» Entries supplied:

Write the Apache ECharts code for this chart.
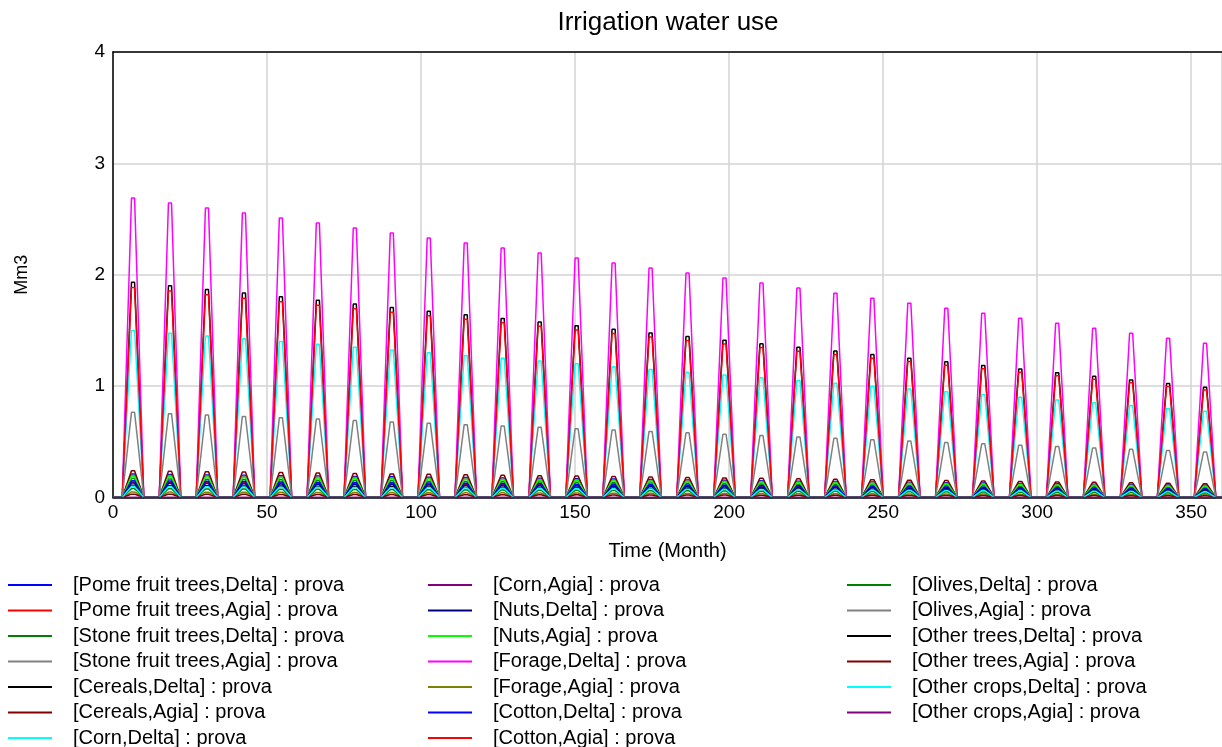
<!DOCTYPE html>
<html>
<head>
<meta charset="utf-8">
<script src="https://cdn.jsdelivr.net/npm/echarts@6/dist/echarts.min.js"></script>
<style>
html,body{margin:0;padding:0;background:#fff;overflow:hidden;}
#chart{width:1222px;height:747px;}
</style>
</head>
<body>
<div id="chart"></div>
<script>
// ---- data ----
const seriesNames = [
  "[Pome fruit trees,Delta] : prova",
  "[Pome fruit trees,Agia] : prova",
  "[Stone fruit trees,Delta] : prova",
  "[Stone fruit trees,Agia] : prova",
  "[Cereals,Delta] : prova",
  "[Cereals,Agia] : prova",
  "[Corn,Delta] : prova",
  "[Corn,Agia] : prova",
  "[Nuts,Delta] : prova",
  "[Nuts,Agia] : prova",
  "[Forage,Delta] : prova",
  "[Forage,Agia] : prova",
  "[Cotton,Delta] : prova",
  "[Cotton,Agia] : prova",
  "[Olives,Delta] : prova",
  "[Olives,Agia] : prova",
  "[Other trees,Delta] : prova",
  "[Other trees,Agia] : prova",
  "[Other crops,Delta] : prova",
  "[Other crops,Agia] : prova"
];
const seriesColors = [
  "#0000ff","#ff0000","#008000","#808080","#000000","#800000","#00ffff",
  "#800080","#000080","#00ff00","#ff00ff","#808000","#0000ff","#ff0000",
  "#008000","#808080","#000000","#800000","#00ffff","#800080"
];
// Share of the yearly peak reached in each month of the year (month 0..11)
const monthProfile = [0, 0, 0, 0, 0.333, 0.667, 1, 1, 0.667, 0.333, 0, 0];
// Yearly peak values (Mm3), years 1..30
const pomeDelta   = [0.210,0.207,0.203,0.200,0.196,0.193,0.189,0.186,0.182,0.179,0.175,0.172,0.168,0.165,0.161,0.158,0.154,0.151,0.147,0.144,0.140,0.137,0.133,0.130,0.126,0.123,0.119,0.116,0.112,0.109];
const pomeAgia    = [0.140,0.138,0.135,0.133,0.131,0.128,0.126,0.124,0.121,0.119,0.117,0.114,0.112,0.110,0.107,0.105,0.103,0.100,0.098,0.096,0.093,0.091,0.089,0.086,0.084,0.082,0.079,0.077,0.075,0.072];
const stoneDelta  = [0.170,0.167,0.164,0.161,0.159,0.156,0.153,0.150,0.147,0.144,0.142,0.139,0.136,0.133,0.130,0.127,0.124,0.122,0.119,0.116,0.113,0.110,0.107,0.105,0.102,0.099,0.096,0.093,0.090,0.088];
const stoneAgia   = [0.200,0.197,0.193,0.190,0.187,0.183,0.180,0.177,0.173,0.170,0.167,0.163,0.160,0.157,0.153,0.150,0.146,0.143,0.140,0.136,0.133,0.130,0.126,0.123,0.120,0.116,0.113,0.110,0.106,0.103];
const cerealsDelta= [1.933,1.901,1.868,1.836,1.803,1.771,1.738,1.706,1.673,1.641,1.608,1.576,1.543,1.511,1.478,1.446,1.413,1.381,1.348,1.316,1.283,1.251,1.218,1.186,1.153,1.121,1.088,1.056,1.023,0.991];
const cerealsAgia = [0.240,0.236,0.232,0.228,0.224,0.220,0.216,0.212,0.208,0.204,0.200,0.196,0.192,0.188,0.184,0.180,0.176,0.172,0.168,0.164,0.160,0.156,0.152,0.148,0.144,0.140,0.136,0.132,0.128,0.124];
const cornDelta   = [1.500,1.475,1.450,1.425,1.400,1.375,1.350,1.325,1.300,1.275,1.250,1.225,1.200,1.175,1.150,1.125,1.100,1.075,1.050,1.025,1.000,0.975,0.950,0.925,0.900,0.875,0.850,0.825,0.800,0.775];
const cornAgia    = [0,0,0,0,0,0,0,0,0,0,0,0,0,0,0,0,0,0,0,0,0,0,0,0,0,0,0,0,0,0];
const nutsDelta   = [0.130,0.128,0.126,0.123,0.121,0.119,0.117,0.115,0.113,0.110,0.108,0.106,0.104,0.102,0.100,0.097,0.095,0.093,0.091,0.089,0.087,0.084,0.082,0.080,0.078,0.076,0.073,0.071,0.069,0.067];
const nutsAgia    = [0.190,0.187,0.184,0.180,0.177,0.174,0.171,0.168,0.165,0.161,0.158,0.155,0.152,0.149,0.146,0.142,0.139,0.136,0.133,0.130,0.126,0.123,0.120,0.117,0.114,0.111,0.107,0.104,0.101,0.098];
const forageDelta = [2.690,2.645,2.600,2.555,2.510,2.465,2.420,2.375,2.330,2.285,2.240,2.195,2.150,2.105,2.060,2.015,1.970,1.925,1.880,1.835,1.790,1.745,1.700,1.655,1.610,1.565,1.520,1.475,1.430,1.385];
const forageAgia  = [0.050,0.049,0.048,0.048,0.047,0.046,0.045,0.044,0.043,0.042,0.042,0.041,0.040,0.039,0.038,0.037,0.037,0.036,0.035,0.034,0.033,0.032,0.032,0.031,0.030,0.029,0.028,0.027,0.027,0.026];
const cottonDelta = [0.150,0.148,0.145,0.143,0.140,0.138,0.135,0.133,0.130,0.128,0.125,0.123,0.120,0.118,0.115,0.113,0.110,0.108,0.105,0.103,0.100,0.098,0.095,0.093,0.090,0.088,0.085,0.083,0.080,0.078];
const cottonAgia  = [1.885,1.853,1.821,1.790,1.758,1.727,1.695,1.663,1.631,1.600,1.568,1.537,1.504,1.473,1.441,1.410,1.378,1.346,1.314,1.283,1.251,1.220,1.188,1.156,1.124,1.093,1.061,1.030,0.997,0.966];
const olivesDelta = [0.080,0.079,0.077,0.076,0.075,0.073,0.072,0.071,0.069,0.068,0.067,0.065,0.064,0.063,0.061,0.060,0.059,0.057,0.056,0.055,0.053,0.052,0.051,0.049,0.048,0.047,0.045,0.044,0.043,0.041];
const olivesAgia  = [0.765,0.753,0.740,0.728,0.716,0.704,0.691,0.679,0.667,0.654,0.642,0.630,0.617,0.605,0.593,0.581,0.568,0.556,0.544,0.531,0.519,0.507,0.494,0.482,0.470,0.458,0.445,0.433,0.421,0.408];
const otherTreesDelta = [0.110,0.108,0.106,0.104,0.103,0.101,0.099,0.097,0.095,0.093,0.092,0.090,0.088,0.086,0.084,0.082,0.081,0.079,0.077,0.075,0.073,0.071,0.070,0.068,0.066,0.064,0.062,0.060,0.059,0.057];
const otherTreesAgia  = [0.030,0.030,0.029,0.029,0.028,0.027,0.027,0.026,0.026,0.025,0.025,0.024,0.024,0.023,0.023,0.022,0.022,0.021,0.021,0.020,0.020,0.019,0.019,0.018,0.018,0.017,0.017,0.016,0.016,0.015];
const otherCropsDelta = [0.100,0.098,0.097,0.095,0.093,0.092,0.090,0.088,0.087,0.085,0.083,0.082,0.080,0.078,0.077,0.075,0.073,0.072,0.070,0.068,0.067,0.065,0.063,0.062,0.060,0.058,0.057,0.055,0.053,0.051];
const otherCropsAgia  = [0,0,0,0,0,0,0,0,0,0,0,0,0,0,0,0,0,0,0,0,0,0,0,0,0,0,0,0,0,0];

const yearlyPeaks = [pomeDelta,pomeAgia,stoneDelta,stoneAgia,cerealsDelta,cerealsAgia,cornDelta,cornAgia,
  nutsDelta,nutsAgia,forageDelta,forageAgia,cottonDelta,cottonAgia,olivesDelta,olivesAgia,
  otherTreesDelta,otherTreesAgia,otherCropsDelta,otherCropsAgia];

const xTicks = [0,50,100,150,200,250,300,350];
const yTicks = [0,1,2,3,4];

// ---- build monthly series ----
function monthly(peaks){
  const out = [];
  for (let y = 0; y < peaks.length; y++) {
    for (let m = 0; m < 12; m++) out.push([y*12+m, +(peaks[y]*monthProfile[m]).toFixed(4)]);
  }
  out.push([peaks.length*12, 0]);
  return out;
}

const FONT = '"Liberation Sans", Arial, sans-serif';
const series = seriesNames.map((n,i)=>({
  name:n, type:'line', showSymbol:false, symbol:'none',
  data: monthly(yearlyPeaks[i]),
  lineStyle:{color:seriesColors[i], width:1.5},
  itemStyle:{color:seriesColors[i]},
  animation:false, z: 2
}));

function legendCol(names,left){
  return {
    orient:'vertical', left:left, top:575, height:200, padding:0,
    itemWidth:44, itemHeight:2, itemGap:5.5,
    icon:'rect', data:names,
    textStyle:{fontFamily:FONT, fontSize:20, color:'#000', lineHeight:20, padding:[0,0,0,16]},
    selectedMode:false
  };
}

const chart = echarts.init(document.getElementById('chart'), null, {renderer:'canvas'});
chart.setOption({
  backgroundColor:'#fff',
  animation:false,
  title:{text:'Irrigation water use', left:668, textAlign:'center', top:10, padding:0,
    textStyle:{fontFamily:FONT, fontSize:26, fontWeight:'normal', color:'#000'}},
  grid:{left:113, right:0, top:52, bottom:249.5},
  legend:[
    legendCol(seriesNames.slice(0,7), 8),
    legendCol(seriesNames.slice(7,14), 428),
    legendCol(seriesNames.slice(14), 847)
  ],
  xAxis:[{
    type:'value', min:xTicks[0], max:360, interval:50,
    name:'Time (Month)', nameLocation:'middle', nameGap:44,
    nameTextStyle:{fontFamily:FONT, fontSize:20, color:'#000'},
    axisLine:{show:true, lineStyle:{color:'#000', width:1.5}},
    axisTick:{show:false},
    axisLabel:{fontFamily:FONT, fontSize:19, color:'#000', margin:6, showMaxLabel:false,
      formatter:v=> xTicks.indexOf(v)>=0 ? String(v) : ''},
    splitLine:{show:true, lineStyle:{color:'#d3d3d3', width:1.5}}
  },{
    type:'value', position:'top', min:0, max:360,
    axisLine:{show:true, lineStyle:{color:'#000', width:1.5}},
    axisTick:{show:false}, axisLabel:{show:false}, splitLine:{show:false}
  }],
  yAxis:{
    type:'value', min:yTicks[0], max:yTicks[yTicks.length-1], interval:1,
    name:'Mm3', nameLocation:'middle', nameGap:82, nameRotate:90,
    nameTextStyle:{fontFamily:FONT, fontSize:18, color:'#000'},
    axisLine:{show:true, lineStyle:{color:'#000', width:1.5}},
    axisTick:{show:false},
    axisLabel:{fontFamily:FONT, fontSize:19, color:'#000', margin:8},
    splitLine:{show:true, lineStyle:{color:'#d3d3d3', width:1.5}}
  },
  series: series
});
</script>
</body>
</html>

==

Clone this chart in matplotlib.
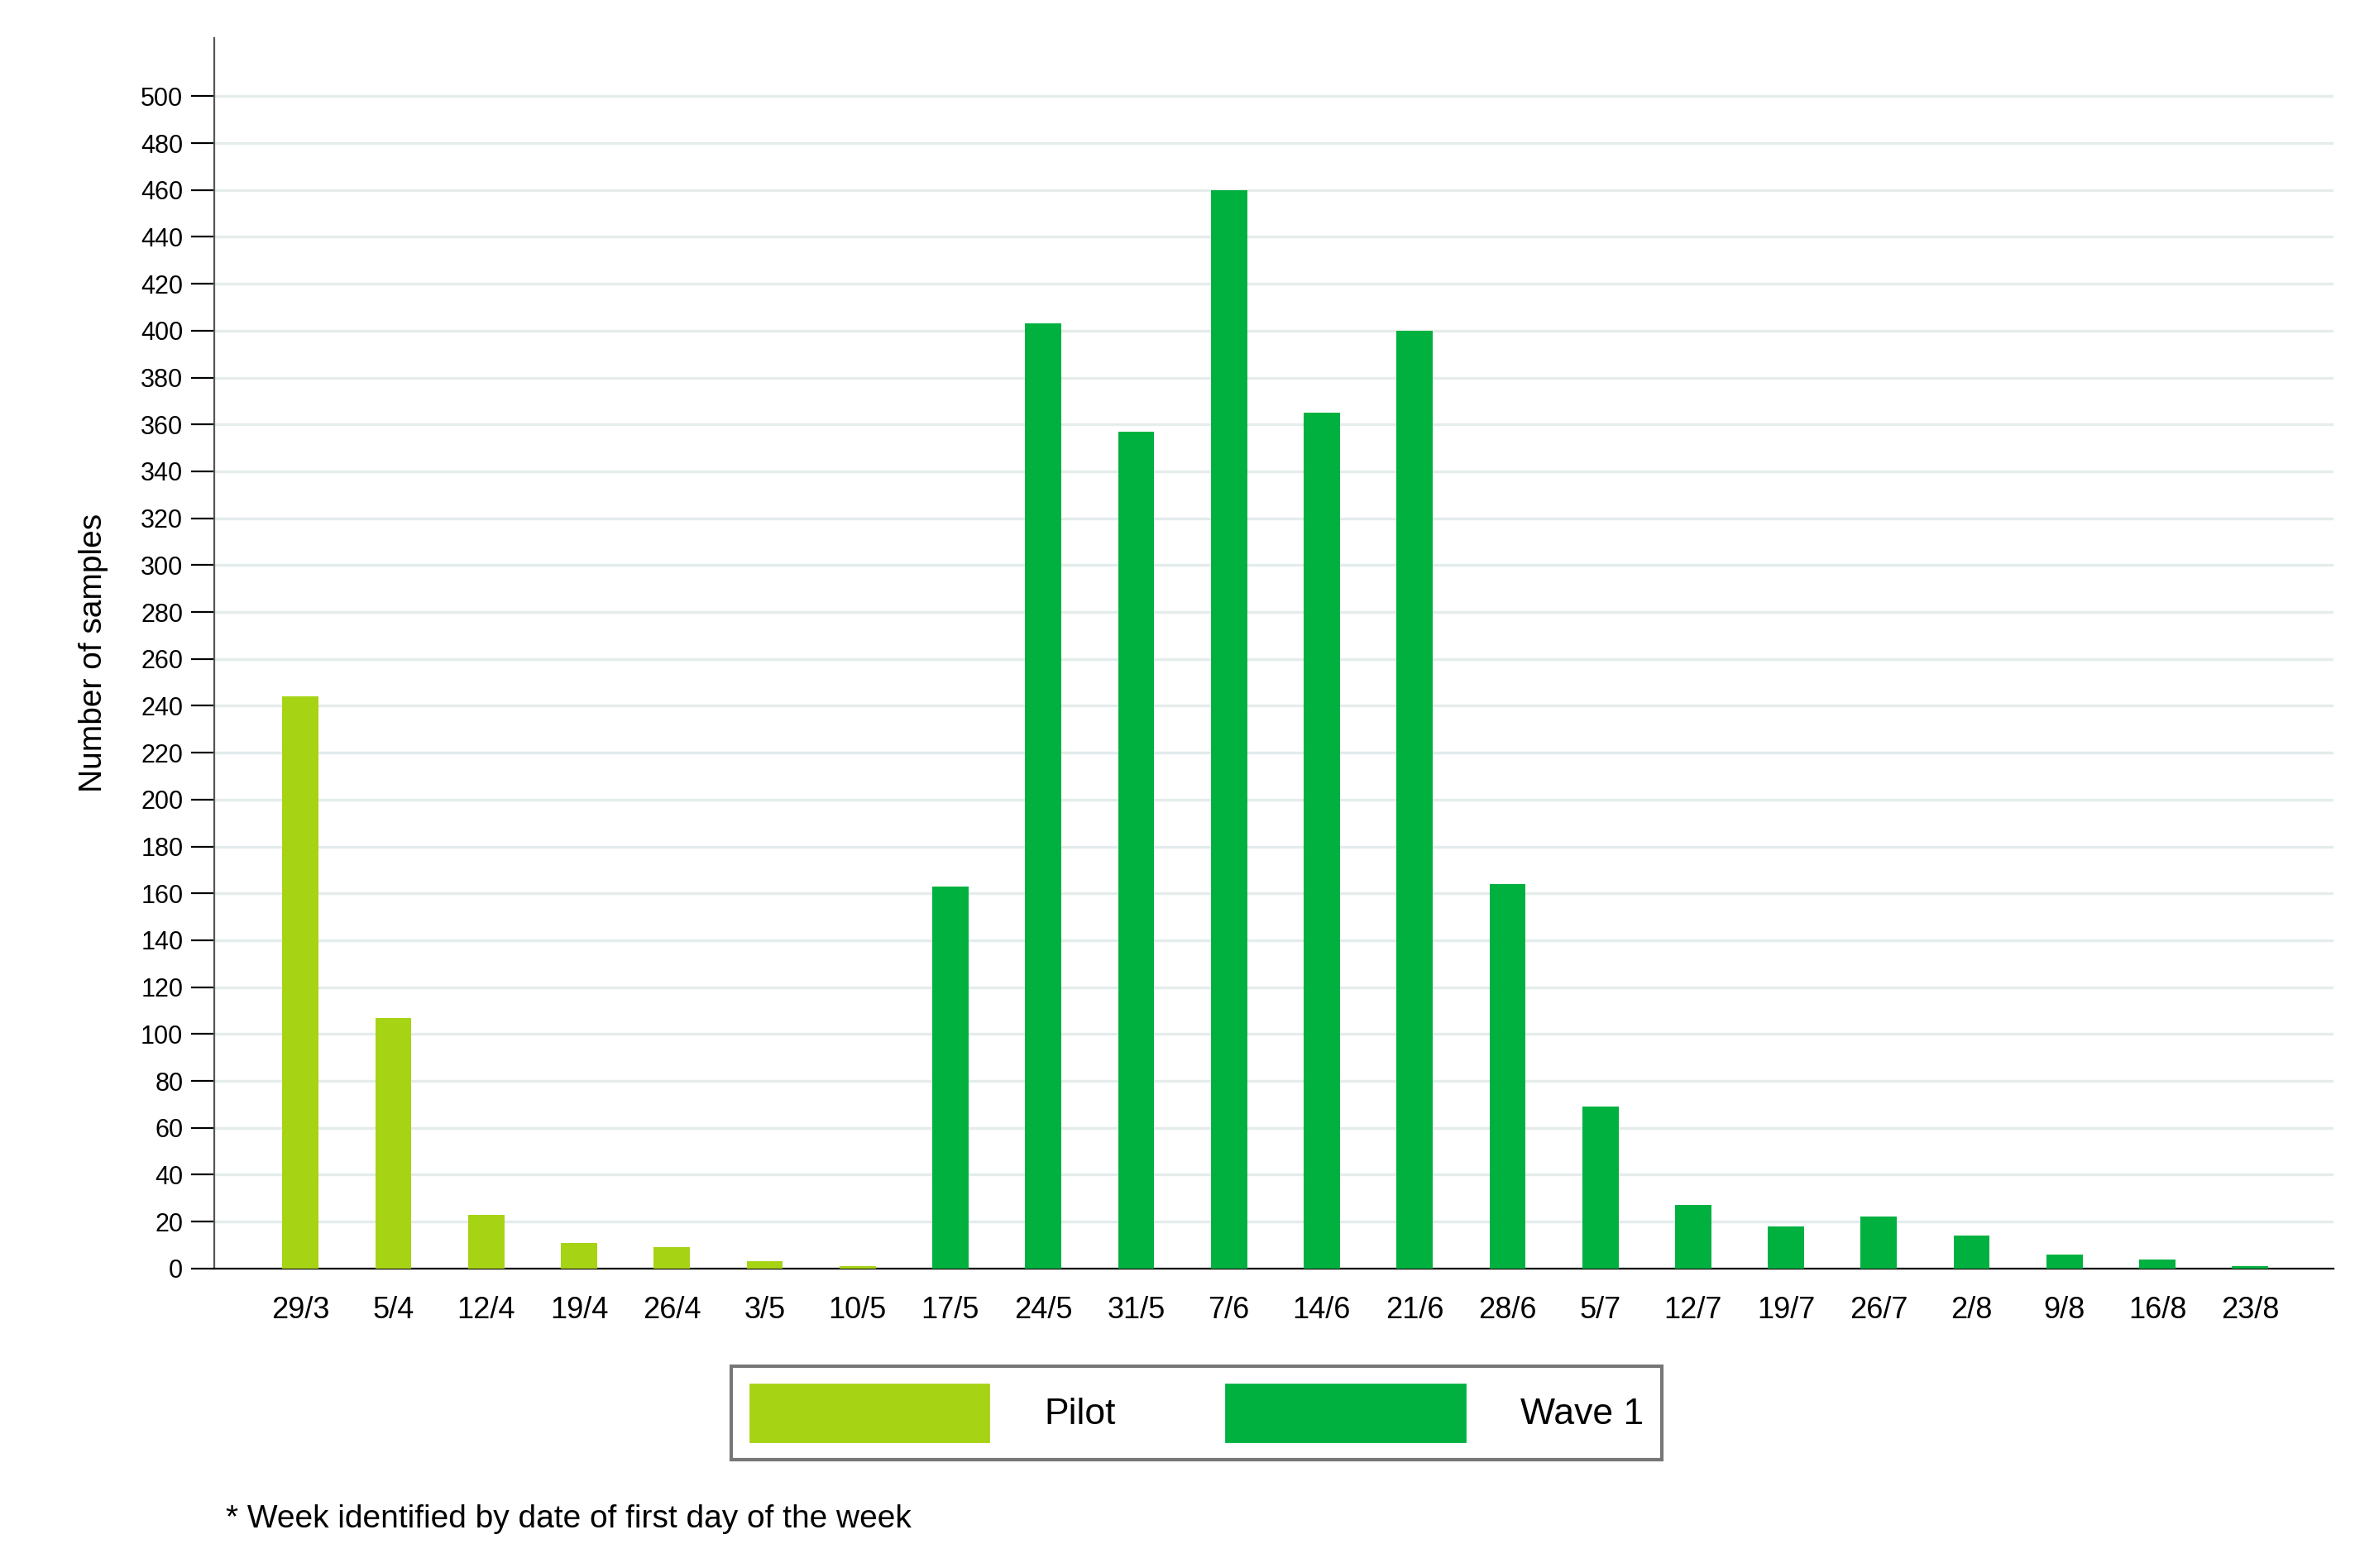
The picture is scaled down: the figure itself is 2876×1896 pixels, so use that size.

* * *

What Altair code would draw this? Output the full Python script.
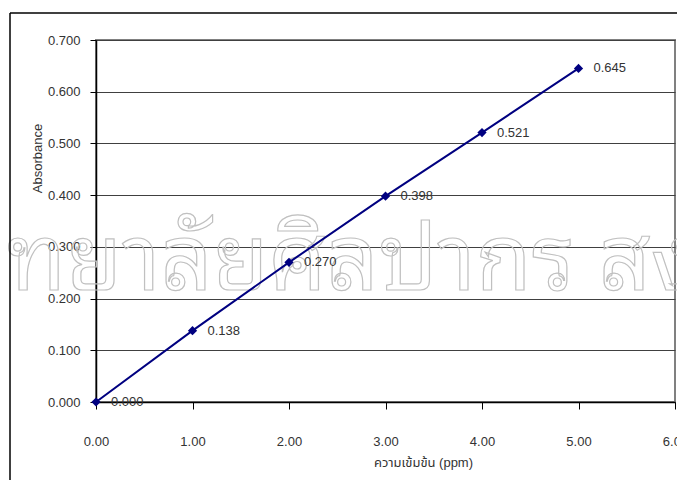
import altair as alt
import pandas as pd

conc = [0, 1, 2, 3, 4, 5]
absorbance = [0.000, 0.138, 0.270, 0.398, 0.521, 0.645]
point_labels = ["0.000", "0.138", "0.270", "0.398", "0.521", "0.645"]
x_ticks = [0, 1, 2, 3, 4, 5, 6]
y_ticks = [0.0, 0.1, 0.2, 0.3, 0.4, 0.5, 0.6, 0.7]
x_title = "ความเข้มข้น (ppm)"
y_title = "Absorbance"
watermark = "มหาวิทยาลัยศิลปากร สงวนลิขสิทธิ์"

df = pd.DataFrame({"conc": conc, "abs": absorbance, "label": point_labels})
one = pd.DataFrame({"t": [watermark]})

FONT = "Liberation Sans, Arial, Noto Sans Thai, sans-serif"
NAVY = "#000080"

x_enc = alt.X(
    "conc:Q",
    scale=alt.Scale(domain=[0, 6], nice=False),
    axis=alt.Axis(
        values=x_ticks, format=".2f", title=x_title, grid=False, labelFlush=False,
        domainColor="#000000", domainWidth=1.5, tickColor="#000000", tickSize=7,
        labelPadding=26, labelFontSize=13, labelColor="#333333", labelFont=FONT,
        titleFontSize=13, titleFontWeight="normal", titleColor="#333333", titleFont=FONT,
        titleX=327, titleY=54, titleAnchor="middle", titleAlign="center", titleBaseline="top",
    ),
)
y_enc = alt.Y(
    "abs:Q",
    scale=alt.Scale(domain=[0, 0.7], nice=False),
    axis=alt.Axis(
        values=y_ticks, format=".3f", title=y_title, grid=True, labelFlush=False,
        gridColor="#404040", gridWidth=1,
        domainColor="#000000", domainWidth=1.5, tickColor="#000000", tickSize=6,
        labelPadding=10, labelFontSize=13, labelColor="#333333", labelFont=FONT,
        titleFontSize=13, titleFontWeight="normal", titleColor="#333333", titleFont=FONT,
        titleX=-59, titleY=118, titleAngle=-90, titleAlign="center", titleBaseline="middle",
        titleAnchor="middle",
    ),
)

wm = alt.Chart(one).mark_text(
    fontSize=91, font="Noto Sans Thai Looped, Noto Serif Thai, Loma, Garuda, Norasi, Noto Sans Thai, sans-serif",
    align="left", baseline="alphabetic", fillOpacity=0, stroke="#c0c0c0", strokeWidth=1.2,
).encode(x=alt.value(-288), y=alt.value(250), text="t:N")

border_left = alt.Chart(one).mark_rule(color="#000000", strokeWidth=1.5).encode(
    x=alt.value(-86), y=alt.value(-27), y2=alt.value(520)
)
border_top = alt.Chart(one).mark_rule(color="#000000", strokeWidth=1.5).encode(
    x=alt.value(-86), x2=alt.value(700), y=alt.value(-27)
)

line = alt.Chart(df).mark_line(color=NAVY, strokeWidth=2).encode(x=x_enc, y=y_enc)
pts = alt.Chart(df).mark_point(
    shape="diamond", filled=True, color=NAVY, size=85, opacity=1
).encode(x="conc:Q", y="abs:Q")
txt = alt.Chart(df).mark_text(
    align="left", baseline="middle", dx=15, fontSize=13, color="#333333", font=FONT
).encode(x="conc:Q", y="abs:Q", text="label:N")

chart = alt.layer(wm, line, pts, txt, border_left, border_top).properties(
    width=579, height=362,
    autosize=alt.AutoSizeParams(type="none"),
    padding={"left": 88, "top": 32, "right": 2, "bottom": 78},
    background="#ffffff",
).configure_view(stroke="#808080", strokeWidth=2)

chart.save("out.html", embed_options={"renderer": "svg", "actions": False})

» Task to carry out: Copy every line of the entries above in which "script" occurs.

» Output for this exercise:
<script src="https://cdn.jsdelivr.net/npm/echarts@6/dist/echarts.min.js"></script>
<script>
</script>
What Altair code would draw this? Output the full Python script.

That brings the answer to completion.